February 15, 2010

What's Cookin': Homemade Pizza


I love me some pizza (or "peetsee" as my munchkins call it). But even at $6.99 for the hot and ready stuff from Little Ceasar's (which is the cheapest we've found and is really tasty) it's still expensive to bring home. Plus we wind up getting the bread sticks and everything to go with it. So by the time it's all said and done a take home pizza dinner for us is about $11. By my standards, that's expensive. So when I want pizza I try to make it. I like to fancy it up a bit, so this is my pizza dough recipe that I have adjusted to the way we like it.

 Pizza Dough - makes about 10 slices
1 C warm water
2 1/4 tsp yeast 
1 tsp sugar
2 1/2 - 3 C AP flour
1 tsp salt
1 tsp garlic powder(or more if you like)
1/4 C grated Parmesan (from a can
2 Tbs olive oil
1 Tbs dried basil

Place the water, yeast and sugar in a small bowl or measuring cup to allow the yeast to soften and get happy. Let it sit for about 5 minutes, or until it's puffy and bubbly. Mix together two cups of the flour, salt, garlic powder, and cheese. After the yeast has "bloomed" stir it up, add in the basil leaves and let sit for another minute or two. This will bring out the flavor of the basil and let it incorporate into the dough better. It's like steeping tea leaves.  I found this out by trial and error. Just mixing the herbs into the dough didn't give much flavor.

Add the water and oil to the flour. Mix the dough together, adding flour as needed, until it's soft and workable. Knead for 8-10 minutes (you can do this in the bowl to save the hassle of cleaning the counter, just make smaller movements). Then coat with more olive oil, place in a bowl and cover with plastic wrap. Stick it in the fridge for as long as you can. I usually make my dough in the morning so it sits for a good 6 or so hours. I've also let it go overnight. This will help all the flavors from the garlic, herbs and cheese work its way through the dough, as well as give it a slight sourdough taste.Very tasty.

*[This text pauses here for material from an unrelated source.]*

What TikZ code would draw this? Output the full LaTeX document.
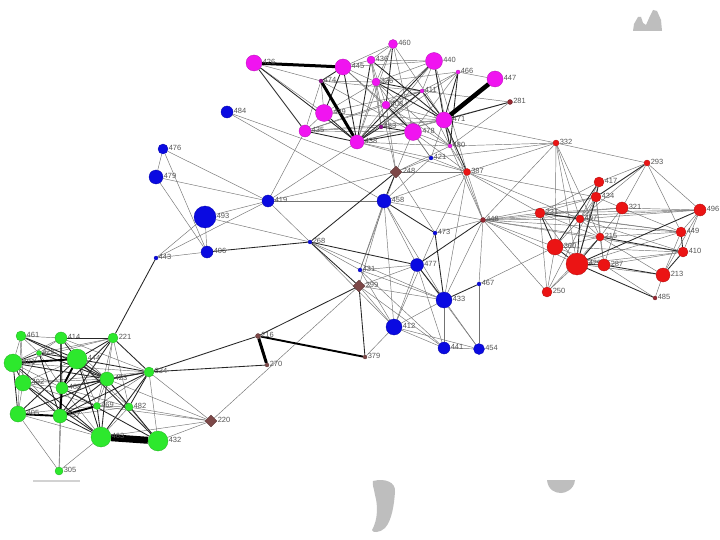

Heat the oven to 425 degrees. Stretch out the dough into whatever shape you like. I don't have a round pan, so mine winds up in a rectangular-like shape. Maybe a trapezoid... Parallelogram? See picture above. Par-bake the crust for about 7 minutes. Then remove, cover in whatever toppings you choose, and bake another 8-10 minutes or until the cheese is bubbly. If you're feeling particularly frisky (which I usually am) you can sprinkle more Parmesan cheese around the outer edge crust before popping it in the oven.

I'm not including the price for this because it can vary widely depending on toppings. For us it usually includes equal  parts mozzarella and cheddar cheeses and whatever meat I have on hand. I've made it with leftover chicken, sausage or in tonight's case, a package of pepperoni. You could also go totally veggie and do onions, peppers, mushrooms, olives... whatever. It's pizza! Make it like you would order it or better. If you want a calzone, fold it over on itself then bake. The dough itself, with all my additions is about $1.40(ish).

Ben Rating: 3.

3 comments:

Farm Girl said...

What only a Ben rating of 3? I was reading the cook book by Pioneer Woman and her recipe for pizza dough is almost mine. The one thing she does that I tried is she cooks her pizza in a 500 degree over for 10 minutes. I did it and wow do you get crunchy crust if you like that. It changed the texture completely and made it more like take out. Since no
Wednesday this week, I just have to write you. :)

Meg said...

Yeah just a 3. The last pizza I made has sausage as the topping and real Parmesan on the crust (instead of the can) and he REALLY liked that. But this is what I had so he said it wasn't quite as good. Oh well! LOL

Kessie said...

Oooh, if you use barbecue sauce as the sauce, sprinkle with some cheese like Jack and put cut up chicken on it, it is some FINE stuff.